Isn’t this system a rather normal payload? We had really large rockets with the Apollo program.

[–] [email protected] 1 points 1 year ago

We've seen this already. Starship should be capable of at least 100t to orbit, which is about 40TJ of energy on orbit. The Little Boy was 63TJ, so accounting for losses, Starship flight test 1 was exactly what that would look like.

Do note that much of the energy was lost because most of the fuel didn't burn, it just evaporated. The Beirut fertilizer explosion was 1/30th the energy, but all released at once.

[–] [email protected] 13 points 1 year ago (1 children)

The mass to orbit isn't the hard part. A reusable Falcon 9 can put 18,400 kg in low Earth orbit. That should cover two rods, plus hardware to hold and deploy them.

[–] stewsters 7 points 1 year ago (1 children)

And then you would either need to wait for your satellite to get over the target, or add a lot more weight to maneuver it to the target.

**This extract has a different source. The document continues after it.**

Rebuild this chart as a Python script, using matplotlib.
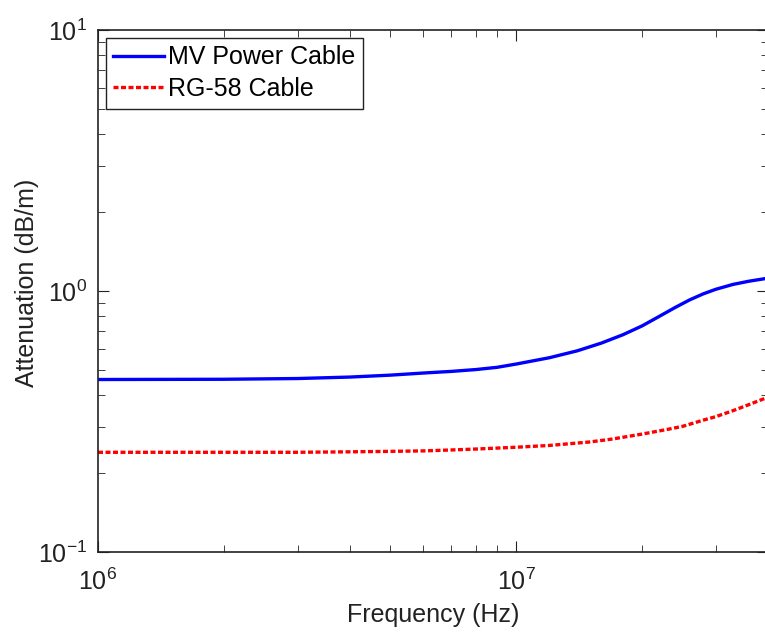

If you add wings for precision you are adding drag and heat, both sapping from your destructive power.

If your weapons satellites all start maneuvering to cross your opponents' cities then they probably would have a bit of a warning that you are planning something, and likely just shoot them down at a much cheaper cost. Anti satellite missiles have been shown to work, and it would be easy to overheat a satellite with lasers.

You also have to contend with them just nuking you in response. If Moscow were to be destroyed in a single blast they would not wait to determine if it was nukes or something else, they would fire.

[–] CookieOfFortune 2 points 1 year ago

You can definitely make some stealthy satellites.

I was thinking for release you could actually fold out wings/parachute to increase drag so it would deorbit faster and with less propellant.

Don’t think you can target a satellite with a laser, it’s too far away and you’d have to find it first.

But overall it doesn’t seem particularly efficient or useful.